Why DevOps & Automation Are Essential for Scalable Cloud Systems

devops-and-automation

Embracing DevOps and Automation: Transforming IT Operations for the Future

In today’s fast-paced digital landscape, businesses are under constant pressure to innovate quickly, deliver high-quality software, and maintain operational stability. Traditional IT workflows, often plagued by manual interventions and siloed teams, are no longer sustainable. This is where DevOps and Automation step in as game changers. By bridging the gap between development and operations teams and automating repetitive tasks, organizations can achieve faster release cycles, improved collaboration, and greater reliability.
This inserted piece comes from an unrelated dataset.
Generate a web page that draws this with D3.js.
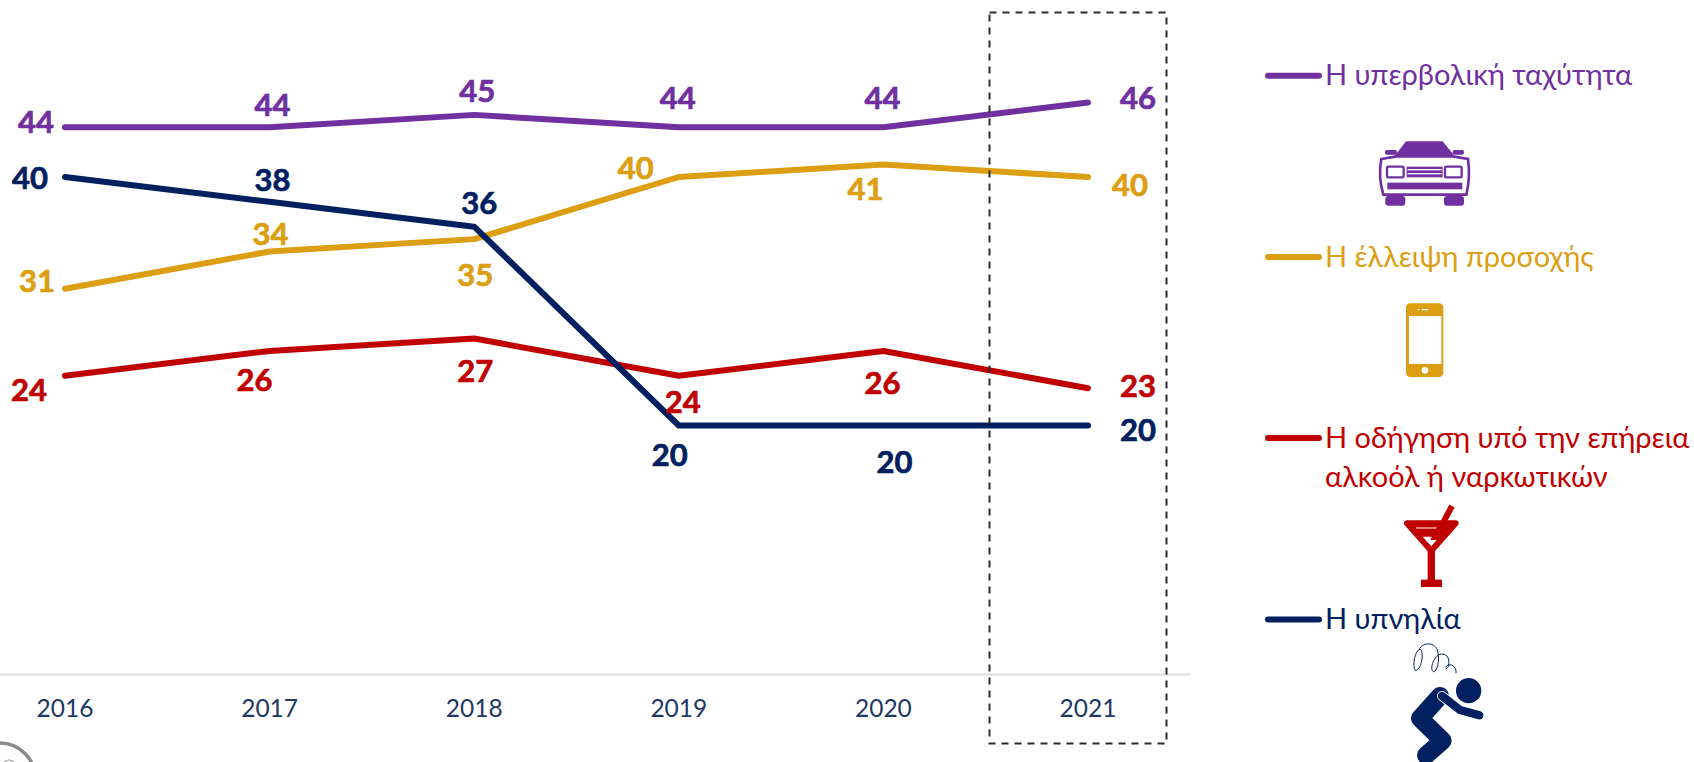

In this blog, we’ll explore the core components of DevOps and how automation—through practices like CI/CD pipeline setup, Infrastructure as Code (IaC), Containerization (Docker, Kubernetes), and the use of automation scripts & tools—is transforming IT operations.

What is DevOps?

DevOps is an initiative that combines cultural and technical elements with the goal of harmonizing software development (Dev) and IT operations (Ops). The goal is to shorten the software development lifecycle while delivering features, fixes, and updates frequently and reliably. DevOps emphasizes collaboration, continuous feedback, and automation across all stages of development and deployment.

The integration of automation into DevOps processes is crucial. Without automation, DevOps can’t scale. Let’s look at some of the key ways automation empowers DevOps workflows.

CI/CD Pipeline Setup: The Backbone of Agile Delivery

One of the foundational practices in a DevOps environment is the CI/CD pipeline setup. CI (Continuous Integration) and CD (Continuous Delivery/Deployment) enable development teams to merge code changes frequently, test automatically, and deploy updates rapidly to production.

Automation within CI/CD pipelines eliminates manual handovers, reduces errors, and accelerates time to market. Tools like Jenkins, GitLab CI/CD, CircleCI, and Azure DevOps allow developers to:

  • Automatically build code after each commit
  • Run automated unit, integration, and performance tests
  • Deploy to staging or production environments with minimal downtime

With a properly configured CI/CD pipeline, organizations can deploy hundreds of updates a day with confidence, enabling them to respond quickly to customer feedback and market demands.

Infrastructure as Code (IaC): Redefining Infrastructure Management

Managing infrastructure through manual configurations is not only time-consuming but also error-prone. Infrastructure as Code (IaC) solves this by enabling infrastructure provisioning and configuration through machine-readable scripts.

Using tools like Terraform, AWS CloudFormation, or Ansible, teams can define their infrastructure components—networks, virtual machines, databases, and load balancers—as code. This code can be version-controlled, tested, and reused, just like application code.

Benefits of adopting IaC include:

  • Consistency: No more “it works on my machine” issues—your environments are identical.
  • Scalability: Spin up or tear down environments quickly in response to demand.
  • Auditability: Track infrastructure changes through version history.
  • Repeatability: Replicate environments across regions or development stages effortlessly.

IaC is a cornerstone of modern DevOps, ensuring that infrastructure setup is fast, reliable, and reproducible.

Containerization: Portability and Scalability with Docker and Kubernetes

The advent of containerization has transformed the processes of application development, deployment, and scaling. Tools like Docker package applications and their dependencies into lightweight, portable containers that run consistently across environments.

While Docker handles container creation and management, Kubernetes orchestrates containerized applications at scale. It provides features like automated deployment, scaling, load balancing, and self-healing. This duo—Docker and Kubernetes—enables teams to build microservices architectures and deploy applications rapidly and reliably.

Containerization offers several DevOps benefits:

  • Environment consistency: Run the same container in development, testing, and production.
  • Faster deployment: Containers start up quickly, reducing deployment time.
  • Resource efficiency: The use of containers demands less resource consumption than that of traditional virtual machines.
  • High availability: Kubernetes ensures apps stay up and recover from failures automatically.

By combining containerization with CI/CD and IaC, teams achieve true agility and resilience in their application delivery process.